* _Supplied data_
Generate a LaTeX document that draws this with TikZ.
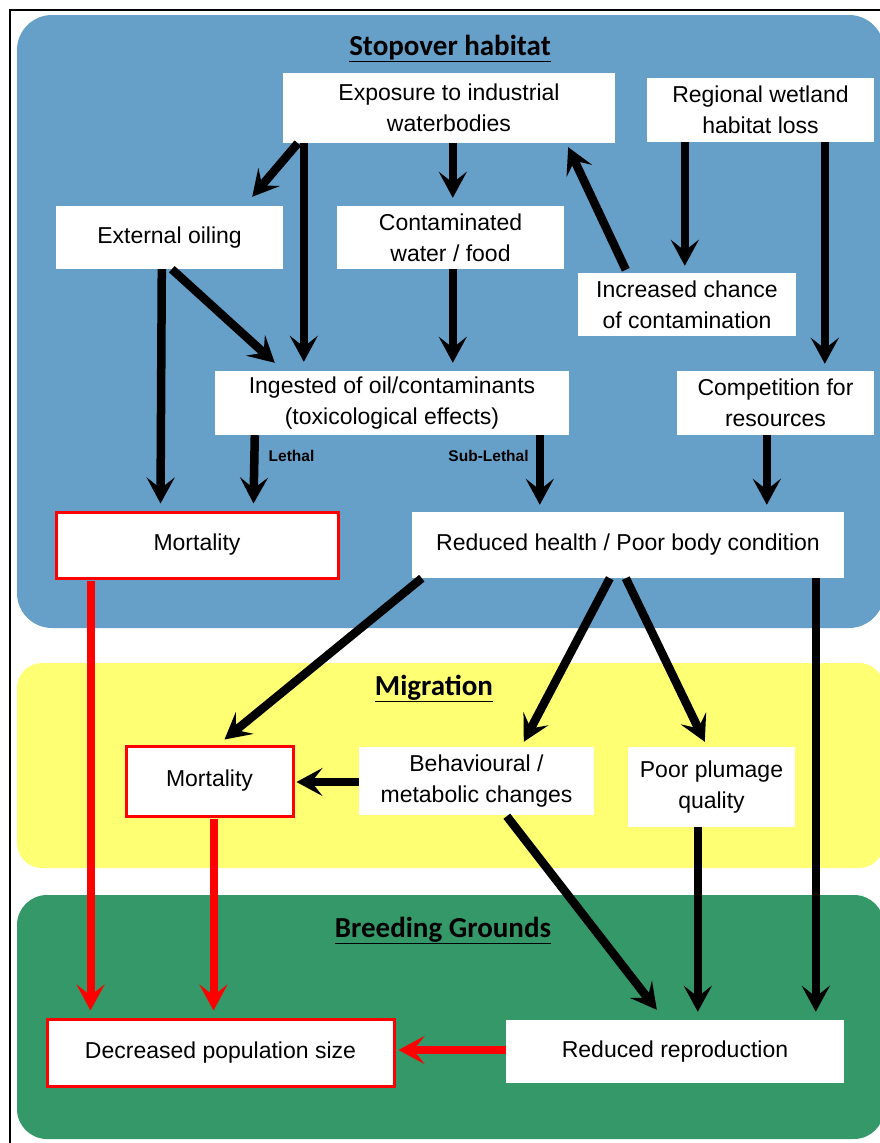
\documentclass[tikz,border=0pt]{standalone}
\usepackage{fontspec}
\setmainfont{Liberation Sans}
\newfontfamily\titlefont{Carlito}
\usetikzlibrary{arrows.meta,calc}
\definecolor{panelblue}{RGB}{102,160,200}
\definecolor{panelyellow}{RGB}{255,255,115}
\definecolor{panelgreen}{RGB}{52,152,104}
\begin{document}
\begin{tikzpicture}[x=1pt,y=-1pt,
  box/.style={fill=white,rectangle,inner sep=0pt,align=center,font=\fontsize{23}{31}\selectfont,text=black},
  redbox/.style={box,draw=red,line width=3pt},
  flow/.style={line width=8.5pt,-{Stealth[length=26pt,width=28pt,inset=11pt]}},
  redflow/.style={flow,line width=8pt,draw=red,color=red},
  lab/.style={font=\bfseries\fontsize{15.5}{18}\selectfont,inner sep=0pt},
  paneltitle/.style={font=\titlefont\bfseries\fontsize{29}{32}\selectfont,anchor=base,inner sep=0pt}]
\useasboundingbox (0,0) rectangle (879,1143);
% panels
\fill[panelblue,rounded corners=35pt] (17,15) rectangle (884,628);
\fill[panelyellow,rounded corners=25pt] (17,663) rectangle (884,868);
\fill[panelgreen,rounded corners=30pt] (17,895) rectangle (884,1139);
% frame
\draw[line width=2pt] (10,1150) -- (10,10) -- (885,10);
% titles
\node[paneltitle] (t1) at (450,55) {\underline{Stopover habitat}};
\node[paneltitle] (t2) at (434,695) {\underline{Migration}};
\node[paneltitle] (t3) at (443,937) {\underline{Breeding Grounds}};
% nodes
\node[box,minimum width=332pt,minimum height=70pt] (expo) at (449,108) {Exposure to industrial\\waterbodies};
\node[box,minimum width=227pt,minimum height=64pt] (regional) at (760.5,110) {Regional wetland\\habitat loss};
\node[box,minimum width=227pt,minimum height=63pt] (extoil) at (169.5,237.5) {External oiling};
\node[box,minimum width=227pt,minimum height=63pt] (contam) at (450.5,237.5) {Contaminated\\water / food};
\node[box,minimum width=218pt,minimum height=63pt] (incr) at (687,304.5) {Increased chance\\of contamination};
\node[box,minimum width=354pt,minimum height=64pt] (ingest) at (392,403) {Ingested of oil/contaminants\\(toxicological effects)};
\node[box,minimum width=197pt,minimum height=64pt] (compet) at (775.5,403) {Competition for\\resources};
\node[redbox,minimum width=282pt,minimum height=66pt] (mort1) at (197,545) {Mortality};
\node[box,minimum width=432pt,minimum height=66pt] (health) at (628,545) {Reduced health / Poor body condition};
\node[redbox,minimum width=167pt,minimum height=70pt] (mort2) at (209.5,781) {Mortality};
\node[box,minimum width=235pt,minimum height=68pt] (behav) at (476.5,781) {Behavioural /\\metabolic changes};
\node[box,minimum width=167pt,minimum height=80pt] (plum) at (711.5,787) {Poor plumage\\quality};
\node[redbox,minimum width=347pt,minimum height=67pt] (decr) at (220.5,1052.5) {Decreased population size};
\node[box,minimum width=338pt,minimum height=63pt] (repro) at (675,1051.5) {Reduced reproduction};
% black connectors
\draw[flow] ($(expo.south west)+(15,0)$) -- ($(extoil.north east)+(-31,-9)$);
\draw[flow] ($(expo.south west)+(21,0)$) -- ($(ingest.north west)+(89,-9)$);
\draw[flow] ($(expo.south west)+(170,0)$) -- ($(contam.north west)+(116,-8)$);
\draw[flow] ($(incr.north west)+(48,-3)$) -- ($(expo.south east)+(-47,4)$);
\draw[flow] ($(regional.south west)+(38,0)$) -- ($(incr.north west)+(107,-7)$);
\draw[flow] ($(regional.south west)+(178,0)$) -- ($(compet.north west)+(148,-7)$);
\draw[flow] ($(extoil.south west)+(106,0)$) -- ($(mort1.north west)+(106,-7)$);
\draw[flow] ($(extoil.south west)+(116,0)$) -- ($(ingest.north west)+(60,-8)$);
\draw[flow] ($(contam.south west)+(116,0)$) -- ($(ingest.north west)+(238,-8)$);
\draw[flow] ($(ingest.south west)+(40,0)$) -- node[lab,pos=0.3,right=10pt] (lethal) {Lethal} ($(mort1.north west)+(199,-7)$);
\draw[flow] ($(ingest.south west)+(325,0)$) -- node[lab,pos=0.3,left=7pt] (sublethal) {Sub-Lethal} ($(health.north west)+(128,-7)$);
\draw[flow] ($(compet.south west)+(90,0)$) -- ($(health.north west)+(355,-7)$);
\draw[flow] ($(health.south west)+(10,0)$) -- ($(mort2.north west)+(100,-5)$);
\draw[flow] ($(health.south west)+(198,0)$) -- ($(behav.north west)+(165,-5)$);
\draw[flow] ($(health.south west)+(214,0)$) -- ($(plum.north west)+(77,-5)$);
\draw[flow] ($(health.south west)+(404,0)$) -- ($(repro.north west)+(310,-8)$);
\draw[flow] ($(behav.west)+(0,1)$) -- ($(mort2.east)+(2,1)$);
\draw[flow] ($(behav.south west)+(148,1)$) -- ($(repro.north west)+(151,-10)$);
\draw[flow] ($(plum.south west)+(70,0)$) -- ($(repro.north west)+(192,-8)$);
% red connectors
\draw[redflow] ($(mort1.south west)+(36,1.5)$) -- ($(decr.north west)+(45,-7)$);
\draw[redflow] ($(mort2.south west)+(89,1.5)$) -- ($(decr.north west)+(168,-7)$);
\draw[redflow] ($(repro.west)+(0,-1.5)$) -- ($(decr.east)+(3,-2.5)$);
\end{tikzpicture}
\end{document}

* _The exercise_
Give back every line exactly as it stands, pictures excluded.

* _Solved problem_
Generate a LaTeX document that draws this with TikZ.
\documentclass[tikz,border=0pt]{standalone}
\usepackage{fontspec}
\setmainfont{Liberation Sans}
\newfontfamily\titlefont{Carlito}
\usetikzlibrary{arrows.meta,calc}
\definecolor{panelblue}{RGB}{102,160,200}
\definecolor{panelyellow}{RGB}{255,255,115}
\definecolor{panelgreen}{RGB}{52,152,104}
\begin{document}
\begin{tikzpicture}[x=1pt,y=-1pt,
  box/.style={fill=white,rectangle,inner sep=0pt,align=center,font=\fontsize{23}{31}\selectfont,text=black},
  redbox/.style={box,draw=red,line width=3pt},
  flow/.style={line width=8.5pt,-{Stealth[length=26pt,width=28pt,inset=11pt]}},
  redflow/.style={flow,line width=8pt,draw=red,color=red},
  lab/.style={font=\bfseries\fontsize{15.5}{18}\selectfont,inner sep=0pt},
  paneltitle/.style={font=\titlefont\bfseries\fontsize{29}{32}\selectfont,anchor=base,inner sep=0pt}]
\useasboundingbox (0,0) rectangle (879,1143);
% panels
\fill[panelblue,rounded corners=35pt] (17,15) rectangle (884,628);
\fill[panelyellow,rounded corners=25pt] (17,663) rectangle (884,868);
\fill[panelgreen,rounded corners=30pt] (17,895) rectangle (884,1139);
% frame
\draw[line width=2pt] (10,1150) -- (10,10) -- (885,10);
% titles
\node[paneltitle] (t1) at (450,55) {\underline{Stopover habitat}};
\node[paneltitle] (t2) at (434,695) {\underline{Migration}};
\node[paneltitle] (t3) at (443,937) {\underline{Breeding Grounds}};
% nodes
\node[box,minimum width=332pt,minimum height=70pt] (expo) at (449,108) {Exposure to industrial\\waterbodies};
\node[box,minimum width=227pt,minimum height=64pt] (regional) at (760.5,110) {Regional wetland\\habitat loss};
\node[box,minimum width=227pt,minimum height=63pt] (extoil) at (169.5,237.5) {External oiling};
\node[box,minimum width=227pt,minimum height=63pt] (contam) at (450.5,237.5) {Contaminated\\water / food};
\node[box,minimum width=218pt,minimum height=63pt] (incr) at (687,304.5) {Increased chance\\of contamination};
\node[box,minimum width=354pt,minimum height=64pt] (ingest) at (392,403) {Ingested of oil/contaminants\\(toxicological effects)};
\node[box,minimum width=197pt,minimum height=64pt] (compet) at (775.5,403) {Competition for\\resources};
\node[redbox,minimum width=282pt,minimum height=66pt] (mort1) at (197,545) {Mortality};
\node[box,minimum width=432pt,minimum height=66pt] (health) at (628,545) {Reduced health / Poor body condition};
\node[redbox,minimum width=167pt,minimum height=70pt] (mort2) at (209.5,781) {Mortality};
\node[box,minimum width=235pt,minimum height=68pt] (behav) at (476.5,781) {Behavioural /\\metabolic changes};
\node[box,minimum width=167pt,minimum height=80pt] (plum) at (711.5,787) {Poor plumage\\quality};
\node[redbox,minimum width=347pt,minimum height=67pt] (decr) at (220.5,1052.5) {Decreased population size};
\node[box,minimum width=338pt,minimum height=63pt] (repro) at (675,1051.5) {Reduced reproduction};
% black connectors
\draw[flow] ($(expo.south west)+(15,0)$) -- ($(extoil.north east)+(-31,-9)$);
\draw[flow] ($(expo.south west)+(21,0)$) -- ($(ingest.north west)+(89,-9)$);
\draw[flow] ($(expo.south west)+(170,0)$) -- ($(contam.north west)+(116,-8)$);
\draw[flow] ($(incr.north west)+(48,-3)$) -- ($(expo.south east)+(-47,4)$);
\draw[flow] ($(regional.south west)+(38,0)$) -- ($(incr.north west)+(107,-7)$);
\draw[flow] ($(regional.south west)+(178,0)$) -- ($(compet.north west)+(148,-7)$);
\draw[flow] ($(extoil.south west)+(106,0)$) -- ($(mort1.north west)+(106,-7)$);
\draw[flow] ($(extoil.south west)+(116,0)$) -- ($(ingest.north west)+(60,-8)$);
\draw[flow] ($(contam.south west)+(116,0)$) -- ($(ingest.north west)+(238,-8)$);
\draw[flow] ($(ingest.south west)+(40,0)$) -- node[lab,pos=0.3,right=10pt] (lethal) {Lethal} ($(mort1.north west)+(199,-7)$);
\draw[flow] ($(ingest.south west)+(325,0)$) -- node[lab,pos=0.3,left=7pt] (sublethal) {Sub-Lethal} ($(health.north west)+(128,-7)$);
\draw[flow] ($(compet.south west)+(90,0)$) -- ($(health.north west)+(355,-7)$);
\draw[flow] ($(health.south west)+(10,0)$) -- ($(mort2.north west)+(100,-5)$);
\draw[flow] ($(health.south west)+(198,0)$) -- ($(behav.north west)+(165,-5)$);
\draw[flow] ($(health.south west)+(214,0)$) -- ($(plum.north west)+(77,-5)$);
\draw[flow] ($(health.south west)+(404,0)$) -- ($(repro.north west)+(310,-8)$);
\draw[flow] ($(behav.west)+(0,1)$) -- ($(mort2.east)+(2,1)$);
\draw[flow] ($(behav.south west)+(148,1)$) -- ($(repro.north west)+(151,-10)$);
\draw[flow] ($(plum.south west)+(70,0)$) -- ($(repro.north west)+(192,-8)$);
% red connectors
\draw[redflow] ($(mort1.south west)+(36,1.5)$) -- ($(decr.north west)+(45,-7)$);
\draw[redflow] ($(mort2.south west)+(89,1.5)$) -- ($(decr.north west)+(168,-7)$);
\draw[redflow] ($(repro.west)+(0,-1.5)$) -- ($(decr.east)+(3,-2.5)$);
\end{tikzpicture}
\end{document}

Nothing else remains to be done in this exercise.